— BEGIN Given material —

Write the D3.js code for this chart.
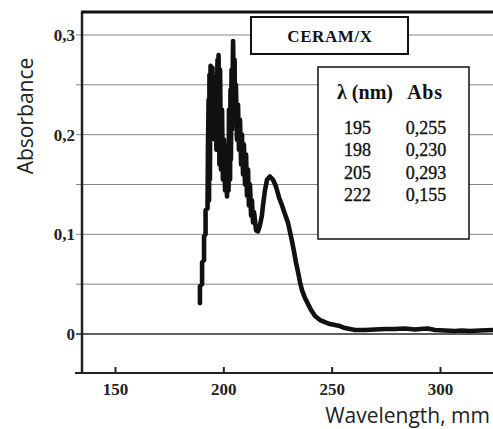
<!DOCTYPE html>
<html><head><meta charset="utf-8">
<script src="https://cdn.jsdelivr.net/npm/d3@7"></script>
<style>html,body{margin:0;padding:0;background:#fff;}</style>
</head><body>
<svg id="c" width="493" height="429"></svg>
<script>
// ---- data ----
const wavelengths = [189.2,189.2,190.2,190.2,191.1,191.1,191.8,191.8,192.7,192.9,193.2,193.4,193.6,193.8,194.1,194.3,194.5,194.8,195.0,195.2,195.5,195.7,195.9,196.2,196.6,196.8,197.3,197.5,197.8,198.2,198.5,198.9,199.4,199.8,200.3,200.8,201.2,201.7,202.2,202.4,202.6,203.1,203.3,203.5,203.8,204.0,204.5,204.9,205.2,205.4,205.8,206.3,206.8,207.2,207.7,208.2,208.6,209.1,209.5,210.0,210.5,210.9,211.4,211.8,212.3,212.8,213.2,213.7,214.2,215.1,216.0,216.9,217.8,218.3,219.2,220.2,221.5,222.9,224.3,225.7,227.1,228.5,229.8,230.8,231.7,232.6,233.5,234.5,235.4,236.3,237.7,239.1,240.5,242.3,244.6,246.9,249.2,251.5,253.8,256.1,258.5,260.8,265.4,270.0,274.6,279.2,283.8,288.5,290.8,294.4,297.7,302.3,306.9,310.1,313.8,318.4,324.4];
const absorbance = [0.031,0.048,0.050,0.072,0.074,0.098,0.100,0.124,0.126,0.185,0.235,0.134,0.260,0.155,0.269,0.195,0.265,0.205,0.267,0.200,0.255,0.210,0.258,0.195,0.250,0.185,0.275,0.185,0.280,0.170,0.265,0.165,0.225,0.155,0.195,0.144,0.170,0.138,0.185,0.144,0.225,0.155,0.245,0.175,0.265,0.205,0.294,0.235,0.275,0.215,0.250,0.195,0.230,0.185,0.215,0.170,0.200,0.160,0.190,0.150,0.180,0.139,0.165,0.129,0.150,0.119,0.134,0.112,0.122,0.104,0.103,0.109,0.119,0.129,0.144,0.155,0.158,0.155,0.148,0.137,0.129,0.120,0.112,0.102,0.093,0.083,0.072,0.062,0.052,0.044,0.036,0.030,0.024,0.018,0.014,0.012,0.010,0.009,0.008,0.006,0.005,0.004,0.004,0.0045,0.005,0.005,0.0055,0.0045,0.005,0.0055,0.004,0.0035,0.003,0.0035,0.003,0.0035,0.004];
const xTicks = [150,200,250,300];
const yTicks = [0,0.1,0.2,0.3];
const yGrid = [-0.05,0,0.05,0.1,0.15,0.2,0.25,0.3];
const title = "CERAM/X";
const peakWl = [195,198,205,222];
const peakAbs = [0.255,0.230,0.293,0.155];

// ---- layout ----
const L = 82, R = 495, T = 12, B = 373;
const x = d3.scaleLinear().domain([150,300]).range([115,440]);
const y = d3.scaleLinear().domain([0,0.3]).range([334,35]);
const svg = d3.select("#c");
const comma = v => String(v).replace(".", ",");

svg.append("defs").append("clipPath").attr("id","clip")
  .append("rect").attr("x",L).attr("y",T).attr("width",R-L).attr("height",B-T);

// grid
svg.append("g").selectAll("line").data(yGrid.filter(v => y(v) < B-2)).join("line")
  .attr("x1",76).attr("x2",R)
  .attr("y1",d=>y(d)).attr("y2",d=>y(d))
  .attr("stroke",d=> d===0 ? "#2a2a2a" : "#858585")
  .attr("stroke-width",d=> d===0 ? 1.6 : 1);

// y axis labels
const ya = svg.append("g").attr("transform",`translate(${L},0)`)
  .call(d3.axisLeft(y).tickValues(yTicks).tickFormat(d=>comma(d)).tickSize(0).tickPadding(7));
ya.select(".domain").remove();
ya.selectAll("text").attr("font-family","Liberation Serif").attr("font-weight","bold")
  .attr("font-size",17).attr("fill","#222");

// x axis
const xa = svg.append("g").attr("transform",`translate(0,${B})`)
  .call(d3.axisBottom(x).tickValues(xTicks).tickSizeInner(-6).tickSizeOuter(0).tickPadding(10));
xa.select(".domain").remove();
xa.selectAll("line").attr("stroke","#222").attr("stroke-width",2);
xa.selectAll("text").attr("font-family","Liberation Serif").attr("font-weight","bold")
  .attr("font-size",17).attr("fill","#222");

// frame
svg.append("line").attr("x1",75).attr("x2",R).attr("y1",B).attr("y2",B).attr("stroke","#222").attr("stroke-width",2);
svg.append("line").attr("x1",L).attr("x2",L).attr("y1",T).attr("y2",B).attr("stroke","#222").attr("stroke-width",2.5);
svg.append("line").attr("x1",L-1).attr("x2",R).attr("y1",T).attr("y2",T).attr("stroke","#111").attr("stroke-width",3);

// curve
const pts = wavelengths.map((w,i)=>[w,absorbance[i]]);
svg.append("path").datum(pts).attr("clip-path","url(#clip)")
  .attr("d", d3.line().x(d=>x(d[0])).y(d=>y(d[1])))
  .attr("fill","none").attr("stroke","#111").attr("stroke-width",4.6)
  .attr("stroke-linejoin","round").attr("stroke-linecap","round");

// title box
svg.append("rect").attr("x",251).attr("y",17).attr("width",157).attr("height",37)
  .attr("fill","#fff").attr("stroke","#111").attr("stroke-width",2);
svg.append("text").attr("x",330).attr("y",42).attr("text-anchor","middle")
  .attr("font-family","Liberation Serif").attr("font-weight","bold").attr("font-size",17)
  .attr("letter-spacing",0.6).attr("fill","#111").text(title);

// table box
svg.append("rect").attr("x",318).attr("y",67).attr("width",151).attr("height",172)
  .attr("fill","#fff").attr("stroke","#111").attr("stroke-width",1.5);
const hdr = svg.append("g").attr("font-family","Liberation Serif").attr("font-weight","bold")
  .attr("font-size",20).attr("fill","#111");
hdr.append("text").attr("x",365).attr("y",99).attr("text-anchor","middle").text("λ (nm)");
hdr.append("text").attr("x",425).attr("y",99).attr("text-anchor","middle").attr("letter-spacing",0.8).text("Abs");
const rows = svg.append("g").attr("font-family","Liberation Serif").attr("font-size",18)
  .attr("fill","#111").attr("stroke","#111").attr("stroke-width",0.35);
rows.selectAll("text.w").data(peakWl).join("text").attr("class","w")
  .attr("x",357.5).attr("y",(d,i)=>134+i*22.4).attr("text-anchor","middle").text(d=>d);
rows.selectAll("text.a").data(peakAbs).join("text").attr("class","a")
  .attr("x",426).attr("y",(d,i)=>134+i*22.4).attr("text-anchor","middle").text(d=>comma(d3.format(".3f")(d)));

// axis titles
svg.append("text").attr("transform","translate(33,116) rotate(-90)").attr("text-anchor","middle")
  .attr("font-family","Open Sans").attr("font-size",21).attr("fill","#222").text("Absorbance");
svg.append("text").attr("x",490).attr("y",423).attr("text-anchor","end")
  .attr("font-family","Open Sans").attr("font-size",21).attr("fill","#222").text("Wavelength, mm");
</script>
</body></html>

— END Given material —

* **What is being asked**: Give the material again exactly as it is, but keep the pictures out.

* **Solution for this task**:
Write the D3.js code for this chart.
<!DOCTYPE html>
<html><head><meta charset="utf-8">
<script src="https://cdn.jsdelivr.net/npm/d3@7"></script>
<style>html,body{margin:0;padding:0;background:#fff;}</style>
</head><body>
<svg id="c" width="493" height="429"></svg>
<script>
// ---- data ----
const wavelengths = [189.2,189.2,190.2,190.2,191.1,191.1,191.8,191.8,192.7,192.9,193.2,193.4,193.6,193.8,194.1,194.3,194.5,194.8,195.0,195.2,195.5,195.7,195.9,196.2,196.6,196.8,197.3,197.5,197.8,198.2,198.5,198.9,199.4,199.8,200.3,200.8,201.2,201.7,202.2,202.4,202.6,203.1,203.3,203.5,203.8,204.0,204.5,204.9,205.2,205.4,205.8,206.3,206.8,207.2,207.7,208.2,208.6,209.1,209.5,210.0,210.5,210.9,211.4,211.8,212.3,212.8,213.2,213.7,214.2,215.1,216.0,216.9,217.8,218.3,219.2,220.2,221.5,222.9,224.3,225.7,227.1,228.5,229.8,230.8,231.7,232.6,233.5,234.5,235.4,236.3,237.7,239.1,240.5,242.3,244.6,246.9,249.2,251.5,253.8,256.1,258.5,260.8,265.4,270.0,274.6,279.2,283.8,288.5,290.8,294.4,297.7,302.3,306.9,310.1,313.8,318.4,324.4];
const absorbance = [0.031,0.048,0.050,0.072,0.074,0.098,0.100,0.124,0.126,0.185,0.235,0.134,0.260,0.155,0.269,0.195,0.265,0.205,0.267,0.200,0.255,0.210,0.258,0.195,0.250,0.185,0.275,0.185,0.280,0.170,0.265,0.165,0.225,0.155,0.195,0.144,0.170,0.138,0.185,0.144,0.225,0.155,0.245,0.175,0.265,0.205,0.294,0.235,0.275,0.215,0.250,0.195,0.230,0.185,0.215,0.170,0.200,0.160,0.190,0.150,0.180,0.139,0.165,0.129,0.150,0.119,0.134,0.112,0.122,0.104,0.103,0.109,0.119,0.129,0.144,0.155,0.158,0.155,0.148,0.137,0.129,0.120,0.112,0.102,0.093,0.083,0.072,0.062,0.052,0.044,0.036,0.030,0.024,0.018,0.014,0.012,0.010,0.009,0.008,0.006,0.005,0.004,0.004,0.0045,0.005,0.005,0.0055,0.0045,0.005,0.0055,0.004,0.0035,0.003,0.0035,0.003,0.0035,0.004];
const xTicks = [150,200,250,300];
const yTicks = [0,0.1,0.2,0.3];
const yGrid = [-0.05,0,0.05,0.1,0.15,0.2,0.25,0.3];
const title = "CERAM/X";
const peakWl = [195,198,205,222];
const peakAbs = [0.255,0.230,0.293,0.155];

// ---- layout ----
const L = 82, R = 495, T = 12, B = 373;
const x = d3.scaleLinear().domain([150,300]).range([115,440]);
const y = d3.scaleLinear().domain([0,0.3]).range([334,35]);
const svg = d3.select("#c");
const comma = v => String(v).replace(".", ",");

svg.append("defs").append("clipPath").attr("id","clip")
  .append("rect").attr("x",L).attr("y",T).attr("width",R-L).attr("height",B-T);

// grid
svg.append("g").selectAll("line").data(yGrid.filter(v => y(v) < B-2)).join("line")
  .attr("x1",76).attr("x2",R)
  .attr("y1",d=>y(d)).attr("y2",d=>y(d))
  .attr("stroke",d=> d===0 ? "#2a2a2a" : "#858585")
  .attr("stroke-width",d=> d===0 ? 1.6 : 1);

// y axis labels
const ya = svg.append("g").attr("transform",`translate(${L},0)`)
  .call(d3.axisLeft(y).tickValues(yTicks).tickFormat(d=>comma(d)).tickSize(0).tickPadding(7));
ya.select(".domain").remove();
ya.selectAll("text").attr("font-family","Liberation Serif").attr("font-weight","bold")
  .attr("font-size",17).attr("fill","#222");

// x axis
const xa = svg.append("g").attr("transform",`translate(0,${B})`)
  .call(d3.axisBottom(x).tickValues(xTicks).tickSizeInner(-6).tickSizeOuter(0).tickPadding(10));
xa.select(".domain").remove();
xa.selectAll("line").attr("stroke","#222").attr("stroke-width",2);
xa.selectAll("text").attr("font-family","Liberation Serif").attr("font-weight","bold")
  .attr("font-size",17).attr("fill","#222");

// frame
svg.append("line").attr("x1",75).attr("x2",R).attr("y1",B).attr("y2",B).attr("stroke","#222").attr("stroke-width",2);
svg.append("line").attr("x1",L).attr("x2",L).attr("y1",T).attr("y2",B).attr("stroke","#222").attr("stroke-width",2.5);
svg.append("line").attr("x1",L-1).attr("x2",R).attr("y1",T).attr("y2",T).attr("stroke","#111").attr("stroke-width",3);

// curve
const pts = wavelengths.map((w,i)=>[w,absorbance[i]]);
svg.append("path").datum(pts).attr("clip-path","url(#clip)")
  .attr("d", d3.line().x(d=>x(d[0])).y(d=>y(d[1])))
  .attr("fill","none").attr("stroke","#111").attr("stroke-width",4.6)
  .attr("stroke-linejoin","round").attr("stroke-linecap","round");

// title box
svg.append("rect").attr("x",251).attr("y",17).attr("width",157).attr("height",37)
  .attr("fill","#fff").attr("stroke","#111").attr("stroke-width",2);
svg.append("text").attr("x",330).attr("y",42).attr("text-anchor","middle")
  .attr("font-family","Liberation Serif").attr("font-weight","bold").attr("font-size",17)
  .attr("letter-spacing",0.6).attr("fill","#111").text(title);

// table box
svg.append("rect").attr("x",318).attr("y",67).attr("width",151).attr("height",172)
  .attr("fill","#fff").attr("stroke","#111").attr("stroke-width",1.5);
const hdr = svg.append("g").attr("font-family","Liberation Serif").attr("font-weight","bold")
  .attr("font-size",20).attr("fill","#111");
hdr.append("text").attr("x",365).attr("y",99).attr("text-anchor","middle").text("λ (nm)");
hdr.append("text").attr("x",425).attr("y",99).attr("text-anchor","middle").attr("letter-spacing",0.8).text("Abs");
const rows = svg.append("g").attr("font-family","Liberation Serif").attr("font-size",18)
  .attr("fill","#111").attr("stroke","#111").attr("stroke-width",0.35);
rows.selectAll("text.w").data(peakWl).join("text").attr("class","w")
  .attr("x",357.5).attr("y",(d,i)=>134+i*22.4).attr("text-anchor","middle").text(d=>d);
rows.selectAll("text.a").data(peakAbs).join("text").attr("class","a")
  .attr("x",426).attr("y",(d,i)=>134+i*22.4).attr("text-anchor","middle").text(d=>comma(d3.format(".3f")(d)));

// axis titles
svg.append("text").attr("transform","translate(33,116) rotate(-90)").attr("text-anchor","middle")
  .attr("font-family","Open Sans").attr("font-size",21).attr("fill","#222").text("Absorbance");
svg.append("text").attr("x",490).attr("y",423).attr("text-anchor","end")
  .attr("font-family","Open Sans").attr("font-size",21).attr("fill","#222").text("Wavelength, mm");
</script>
</body></html>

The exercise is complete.